Uma grande mudança neste regime de informação que se engendrava com o regime de poder (o cetro e a espada) se deu com as redes sociais digitais. O que podemos perceber ao longo destas últimas décadas é que, de um lado, a produção, distribuição e controle já não são exclusividade dos intelectuais e da força pública (judiciário e polícia), mas estão diluídos em miríades de pontos exegéticos (que não interpretam apenas textos, mas qualquer imagem, palavra, fato); por outro lado, um esforço hercúleo dos antigos detentores de poder em recuperar à força o monopólio perdido. As novas produções são tachadas de a-cientificas, fake News, politicamente incorretas, crime, etc., enquanto os novos produtores se proliferam em fazem proliferar novas leituras de mundo. Mais do que isto, estes não caminham pelos espaços determinados pelo poder, pelos que se querem representados, antes, abrem novas trilhas e solapam as existentes.

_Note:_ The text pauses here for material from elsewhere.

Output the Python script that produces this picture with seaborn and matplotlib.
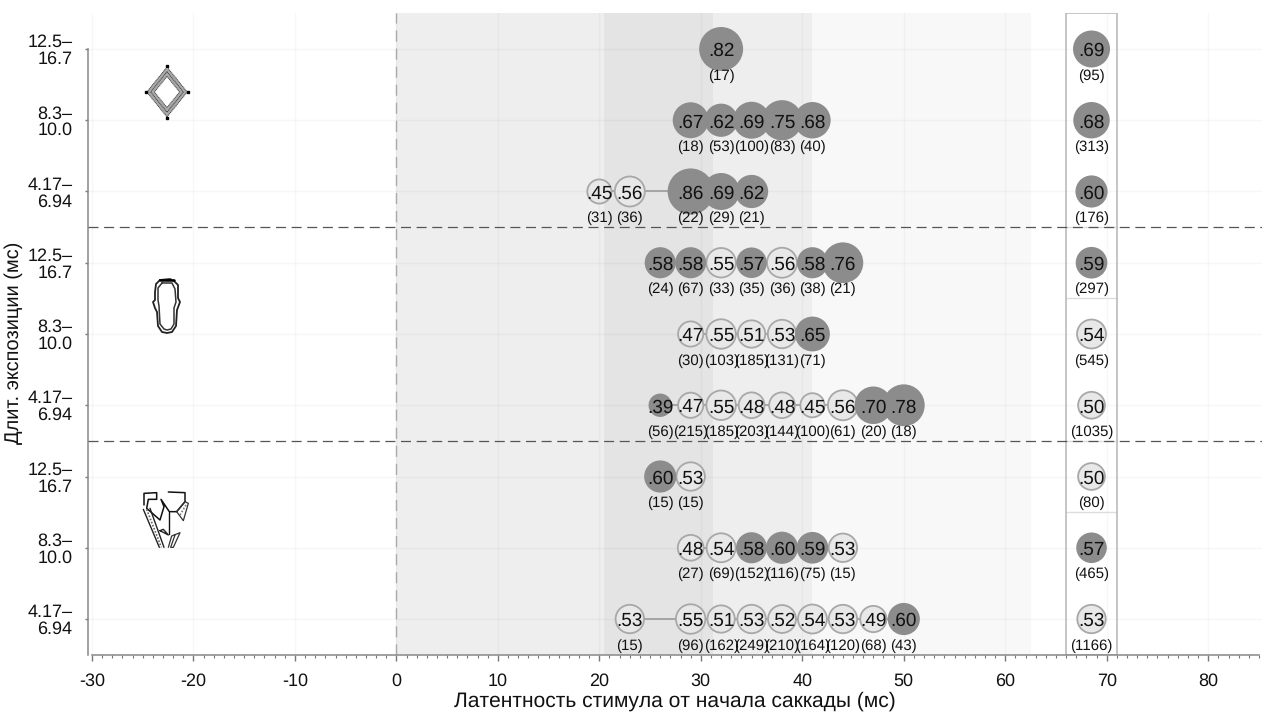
import numpy as np
import pandas as pd
import seaborn as sns
import matplotlib.pyplot as plt

# one set of lists per row, bottom row of the chart first
row_labels = ['4.17–\n6.94', '8.3–\n10.0', '12.5–\n16.7'] * 3
lat_0 = [23, 29, 32, 35, 38, 41, 44, 47, 50]
val_0 = [.53, .55, .51, .53, .52, .54, .53, .49, .60]
cnt_0 = [15, 96, 162, 249, 210, 164, 120, 68, 43]
lat_1 = [29, 32, 35, 38, 41, 44]
val_1 = [.48, .54, .58, .60, .59, .53]
cnt_1 = [27, 69, 152, 116, 75, 15]
lat_2 = [26, 29]
val_2 = [.60, .53]
cnt_2 = [15, 15]
lat_3 = [26, 29, 32, 35, 38, 41, 44, 47, 50]
val_3 = [.39, .47, .55, .48, .48, .45, .56, .70, .78]
cnt_3 = [56, 215, 185, 203, 144, 100, 61, 20, 18]
lat_4 = [29, 32, 35, 38, 41]
val_4 = [.47, .55, .51, .53, .65]
cnt_4 = [30, 103, 185, 131, 71]
lat_5 = [26, 29, 32, 35, 38, 41, 44]
val_5 = [.58, .58, .55, .57, .56, .58, .76]
cnt_5 = [24, 67, 33, 35, 36, 38, 21]
lat_6 = [20, 23, 29, 32, 35]
val_6 = [.45, .56, .86, .69, .62]
cnt_6 = [31, 36, 22, 29, 21]
lat_7 = [29, 32, 35, 38, 41]
val_7 = [.67, .62, .69, .75, .68]
cnt_7 = [18, 53, 100, 83, 40]
lat_8 = [32]
val_8 = [.82]
cnt_8 = [17]

# the pooled column inside the box on the right
total_lat = 68.5
total_val = [.53, .57, .50, .50, .54, .59, .60, .68, .69]
total_cnt = [1166, 465, 80, 1035, 545, 297, 176, 313, 95]

lats = [lat_0, lat_1, lat_2, lat_3, lat_4, lat_5, lat_6, lat_7, lat_8]
vals = [val_0, val_1, val_2, val_3, val_4, val_5, val_6, val_7, val_8]
cnts = [cnt_0, cnt_1, cnt_2, cnt_3, cnt_4, cnt_5, cnt_6, cnt_7, cnt_8]

frames = []
for i in range(9):
    frames.append(pd.DataFrame({'lat': lats[i], 'val': vals[i], 'cnt': cnts[i], 'row': i, 'total': False}))
    frames.append(pd.DataFrame({'lat': [total_lat], 'val': [total_val[i]], 'cnt': [total_cnt[i]], 'row': i, 'total': True}))
df = pd.concat(frames, ignore_index=True)
df['sig'] = (df['val'] >= .565) | (df['val'] <= .40)
df['s'] = (38.6 * df['val']) ** 2   # diameter goes with the value
df.loc[df['val'] <= .40, 's'] *= 1.25

sns.set_theme(style='white')
plt.rcParams['font.family'] = ['Liberation Sans', 'DejaVu Sans']
plt.rcParams['axes.unicode_minus'] = False
plt.rcParams['text.hinting'] = 'no_hinting'
plt.rcParams['text.hinting_factor'] = 1

fig = plt.figure(figsize=(12.8, 7.16), dpi=100)
ax = fig.add_axes([88 / 1280, 61 / 716, 1174 / 1280, 642 / 716])
ax.set_xlim(-30.39, 85.3)
ax.set_ylim(-0.505, 8.505)

# shaded latency bands
ax.axvspan(0, 20.5, color='#eeeeee', lw=0, zorder=0)
ax.axvspan(20.5, 31.2, color='#e4e4e4', lw=0, zorder=0)
ax.axvspan(31.2, 41, color='#eeeeee', lw=0, zorder=0)
ax.axvspan(41, 62.5, color='#f8f8f8', lw=0, zorder=0)

ax.set_xticks(np.arange(-30, 81, 10))
ax.set_xticks(np.arange(-30, 86, 1), minor=True)
ax.set_yticks(range(9))
ax.set_yticklabels(row_labels, linespacing=1.0, ha='right', multialignment='right')
ax.grid(True, which='major', color='black', alpha=0.03, lw=1)
ax.set_axisbelow(True)
for g in ax.get_xgridlines() + ax.get_ygridlines():
    g.set_zorder(0.5)

ax.tick_params(axis='x', which='major', length=4.5, width=1, color='#777777', labelsize=13, pad=8.5, labelcolor='#111111', bottom=True)
ax.tick_params(axis='x', which='minor', length=2.2, width=0.8, color='#777777', bottom=True)
ax.tick_params(axis='y', which='major', length=2.2, width=1, color='#777777', labelsize=13, pad=9, labelcolor='#111111', left=True)

sns.despine(ax=ax)
ax.spines['left'].set_bounds(-0.5, 8)
ax.spines['bottom'].set_bounds(-30, 85)
for side in ['left', 'bottom']:
    ax.spines[side].set_color('#888888')
    ax.spines[side].set_linewidth(1.1)

# zero line, group separators, box round the pooled column
ax.axvline(0, color='#aaaaaa', lw=1, dashes=(8, 5), zorder=1)
for y in [2.5, 5.5]:
    ax.axhline(y, color='#555555', lw=0.9, dashes=(8, 4.5), zorder=3)
for y in [1.5, 2.5, 4.5, 5.5]:
    ax.plot([66, 71], [y, y], color='#dddddd', lw=1, zorder=1.5)
ax.add_patch(plt.Rectangle((66, -0.505), 5, 9.01, fill=False, ec='#b5b5b5', lw=1.1, zorder=2))

sns.lineplot(data=df[~df['total']], x='lat', y='row', units='row', estimator=None,
             color='#9a9a9a', lw=1.2, ax=ax, zorder=3, legend=False)

light = df[~df['sig']]
dark = df[df['sig']]
sns.scatterplot(data=light, x='lat', y='row', s=light['s'].values, facecolor='#e8e8e8',
                edgecolor='#a8a8a8', linewidth=1.3, ax=ax, zorder=4, legend=False)
sns.scatterplot(data=dark, x='lat', y='row', s=dark['s'].values, color='#8c8c8c',
                edgecolor='none', linewidth=0, ax=ax, zorder=5, legend=False)

# the counts touch in the crowded rows, as they do in the original
for _, r in df.iterrows():
    ax.annotate(('%.2f' % r['val'])[1:], (r['lat'], r['row']), xytext=(0, -5.2), textcoords='offset points',
                ha='center', va='baseline', fontsize=14, color='#111111', zorder=6)
    ax.annotate('(%d)' % r['cnt'], (r['lat'], r['row']), xytext=(0, -19.2), textcoords='offset points',
                ha='center', va='center', fontsize=10.5, color='#111111', zorder=6)

ax.set_xlabel('Латентность стимула от начала саккады (мс)', fontsize=15.3, color='#111111', va='center')
ax.xaxis.set_label_coords((675 - 88) / 1174, -(701 - 655) / 642)
ax.set_ylabel('Длит. экспозиции (мс)', fontsize=14.6, color='#111111', va='center')
ax.yaxis.set_label_coords((14 - 88) / 1174, (655 - 343) / 642)

# stimulus icons, drawn on an overlay in pixel coordinates
ic = fig.add_axes([0, 0, 1, 1], facecolor='none')
ic.set_xlim(0, 1280)
ic.set_ylim(716, 0)
ic.axis('off')

ic.plot([167, 167 + 16.4, 167, 167 - 16.4, 167], [92 - 20.3, 92, 92 + 20.3, 92, 92 - 20.3],
        color='#aaaaaa', lw=4.2, solid_joinstyle='miter')
for k in [0.96, 0.78, 0.6]:
    ic.plot([167, 167 + 21 * k, 167, 167 - 21 * k, 167],
            [92 - 26 * k, 92, 92 + 26 * k, 92, 92 - 26 * k], color='#444444', lw=0.7, dashes=(1.2, 0.6))
ic.plot([167, 188, 167, 146], [66, 92, 118, 92], ls='none', marker='s', ms=2, color='black')

ic.plot([160, 156, 155, 155, 153, 155, 157, 158, 162, 167, 172, 176, 177, 180, 178, 178, 174, 170, 160],
        [280, 284, 292, 300, 302, 308, 312, 326, 332, 333, 332, 326, 310, 302, 298, 285, 281, 279, 280],
        color='#222222', lw=1.3)
ic.plot([162, 158, 158, 159, 160, 164, 167, 171, 174, 174, 176, 175, 172, 162],
        [283, 288, 300, 306, 324, 329, 330, 329, 324, 308, 302, 289, 283, 283],
        color='#333333', lw=1.1)
ic.plot([160, 174], [280, 280], color='black', lw=1.8)

sx = lambda v: np.array(v) / 3
sy = lambda v: 440 + np.array(v) / 3
ic.plot(sx([432, 432, 470, 470, 445, 440, 480, 492, 483, 508, 530, 555, 555, 505]),
        sy([195, 160, 158, 178, 178, 205, 240, 200, 178, 215, 215, 185, 158, 156]), color='#111111', lw=1.1)
ic.plot(sx([508, 508]), sy([215, 282]), color='#111111', lw=1)
ic.plot(sx([430, 478]), sy([208, 322]), color='#222222', lw=1)
ic.plot(sx([450, 492]), sy([205, 322]), color='#222222', lw=1)
ic.plot(sx([440, 484]), sy([208, 322]), color='#666666', lw=1.2, dashes=(1, 1))
ic.plot(sx([480, 505, 490, 480]), sy([272, 285, 268, 272]), color='#222222', lw=1)
ic.plot(sx([505, 515, 540, 520, 512, 525]), sy([322, 288, 278, 322, 322, 285]), color='#333333', lw=0.9)
ic.plot(sx([530, 550, 565, 555, 530]), sy([215, 242, 190, 185, 215]), color='#333333', lw=0.9)
ic.plot(sx([540, 558]), sy([225, 195]), color='#777777', lw=1.2, dashes=(1, 1))

plt.savefig('out.png', dpi=100)
plt.close()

Os produtores, distribuidores e controladores de informações que continuam a trilhar as rotas da democracia agônica, cuja causa final é o monopólio ideológico-imagético, sistematicamente procuram produzir terror nos que agem fora do poder, transcendendo a lei que se petrifica em um mundo que já não é mais. Isto não quer dizer que a polêmica está definida em favor da democracia pluri-modal, mas que o poder que se quer hegemônico, soberano não tardará em regular e controlar as possibilidades de produção e difusão de informações pelas redes sociais digitais. Cabe a nós nos anteciparmos e inventarmos novas formas de expressão de si que causam indignação em Narciso.